Nascoste tra gli alberi, ecco le baraccopoli: arbusti sulle porte per renderle poco visibili

Sotto gli alberi e le incerate variopinte si prova a resistere nonostante le condizioni che rendono difficile la sopravvivenza, tra cataste di rifiuti, assenza di acqua e servizi igienici, e l’assedio continuo di sciami di calabroni. E nonostante la paura che non se ne va per quello che loro stessi definiscono «il grande fuoco» perché capace, in poche ore, di divorarsi quasi tutta la montagna con la complicità del vento. Fornelletti e griglie da allora sono maneggiati con cura, però ci sono e vengono usati quasi quotidianamente anche se i vigili urbani hanno chiesto di evitare rischi. «Sono venuti, hanno guardato, ma non ci hanno detto di andare via, hanno accettato che dormiamo qui – ci raccontano gli sfollati del parco della Vittoria – Però ci hanno detto di non fare fuoco, così alle volte mangiamo salame, cose che compriamo già pronte». Perché due settimane fa le fiamme hanno mangiato tutto il bosco proprietà della Regione Lazio scatenando l’emergenza cittadina. E, fin dalle prime ricostruzioni, a tutti è stato chiara la dinamica dell’incendio: «È possibile per cucinare. Sacchetti di plastica nel pattume che sia partito colposamente da un accampamento all’interno del parco, in cui è probabile che durante la preparazione di un pasto, quindi col fuoco, sia scoppiato l’incendio e poi il vento lo abbia fatto rapidamente diffondere», diceva il sindaco Roberto Gualtieri confermando, indirettamente, il problema sicurezza a Monte Mario sollevato dal Corriere con numerosi reportage. Adesso le aree dalle quali è partita la prima scintilla sono state poste sotto sequestro, i sigilli dei carabinieri sono in evidenza. Eppure qualcuno è già tornato per riprendere possesso degli anfratti sotto i cavalcavia, lungo via Romeo Romei, laddove il fuoco è partito.

Qualche indumento steso a un filo ad asciugare, un tappeto per terra usato forse per pregare. Intorno è tutto nero carbone: la devastazione non solo si vede con gli occhi, ma si sente anche nel naso per l’odore acre di bruciato che sale nelle narici.
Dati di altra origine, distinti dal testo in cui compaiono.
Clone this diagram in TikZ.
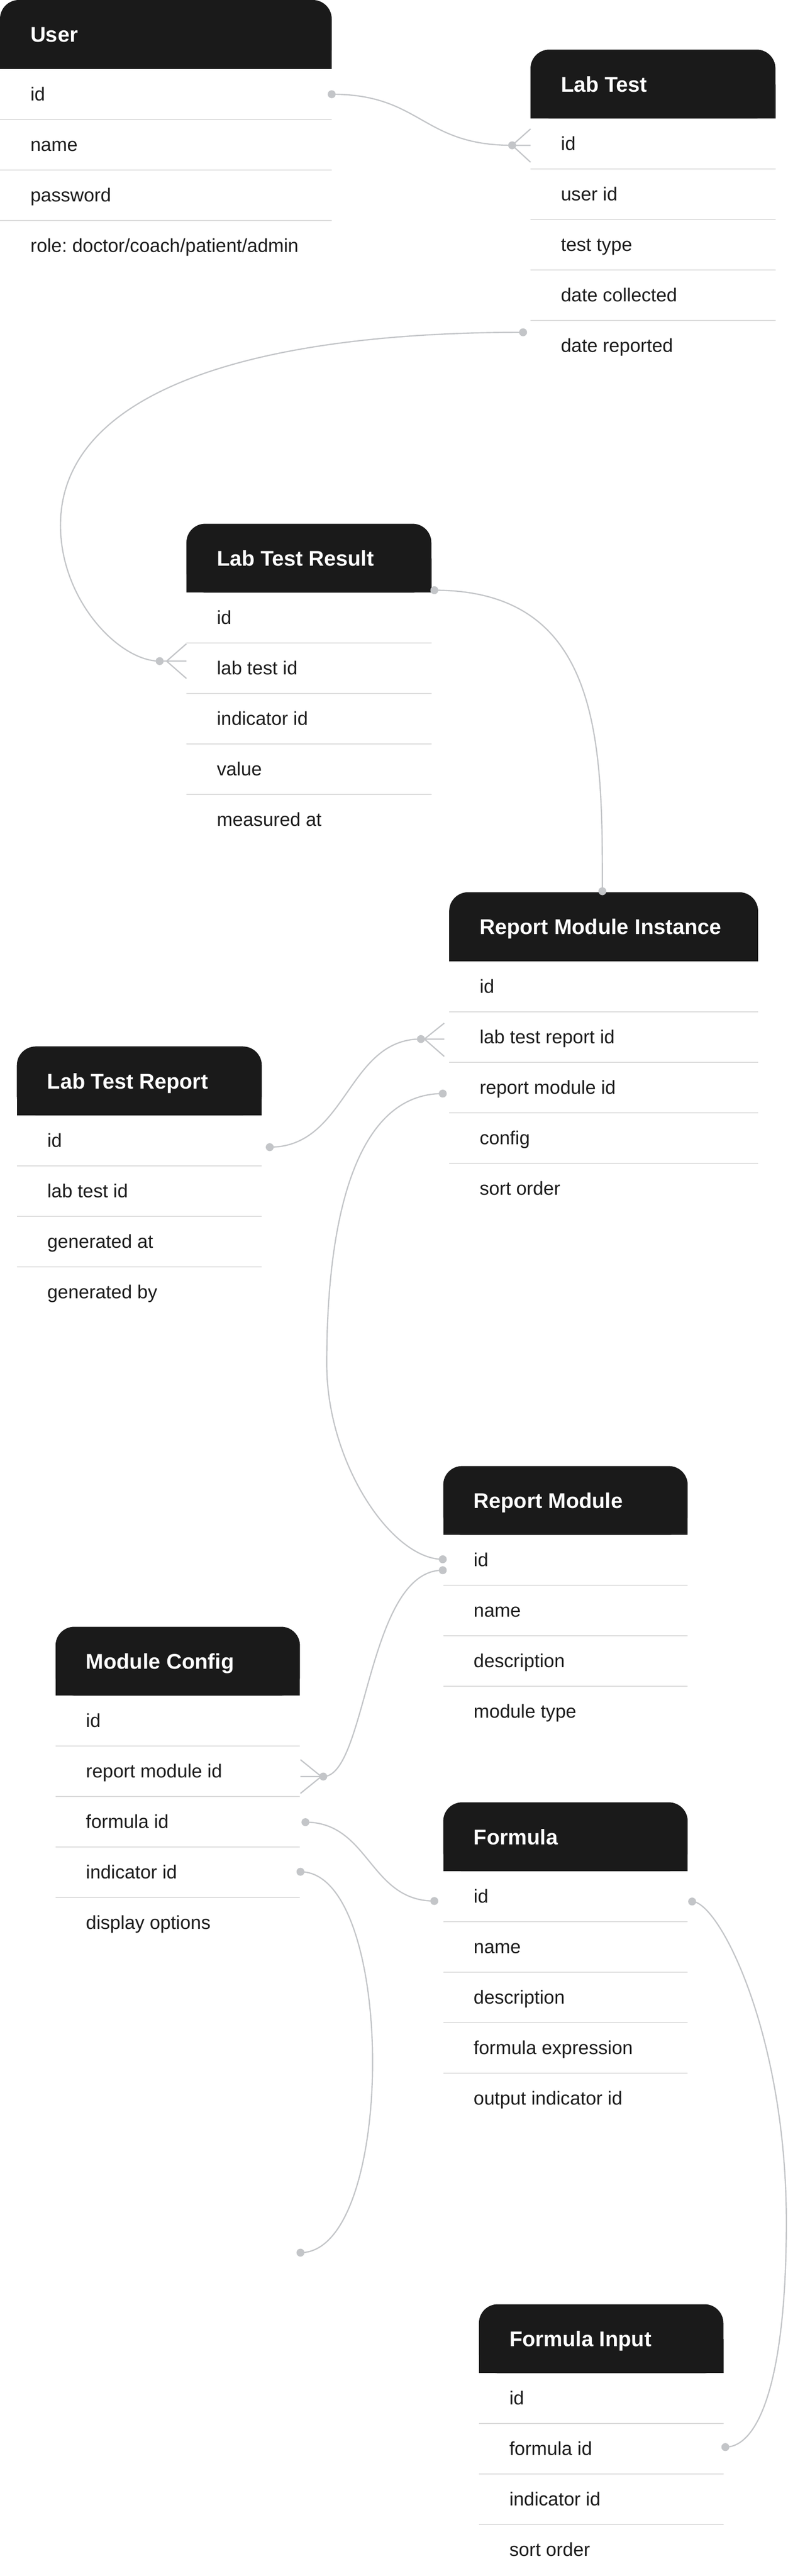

Lì, però, siamo vicini al rischio zero visto che non è rimasto praticamente nulla di infiammabile, solo rifiuti carbonizzati, pentole annerite e mozziconi di alberi.

Il pericolo adesso è immerso nella vegetazione di parco della Vittoria – a poca distanza da una scuola (l’Istituto comprensivo – Giacomo Leopardi) e qualche metro più in là della cenere del rogo che ha costretto la Rai ad evacuare gli studi di via Teulada – nei due accampamenti che resistono tra le radure sterrate nate in mezzo agli alberi che si diradano. La rete di un letto a fare da portone in entrambe le tendopoli, le capanne col tetto di incerata che, sì, protegge dalla pioggia però amplifica il caldo, le tende-separè leopardate, le stoviglie e le suppellettili accatastate su sedie rotte e tavolini zoppi, taniche vuote e qualche ombrellone in tessuto acrilico. Due villaggi invisibili al momento abitati da nove persone, tutte di origine rumena, però «aperti a chi viene» a Roma in cerca di fortuna, ci fanno capire gli inquilini dando il senso del transito continuo in quei due luoghi. Che hanno in comune una maxi discarica piena di cartacce e di plastica, ovvero l’ambiente ideale per far nascere e sviluppare un nuovo incendio, e il metodo per cucinare: bombole artigianali alimentate ad alcol, di fatto un pericolo per l’incolumità delle persone e per il bosco, di questi tempi particolarmente secco. «I vigili non ci hanno proposto soluzioni alternative», dice preoccupato uno degli sfollati, il più anziano e, forse, saggio: sa che è meglio non scherzare col fuoco.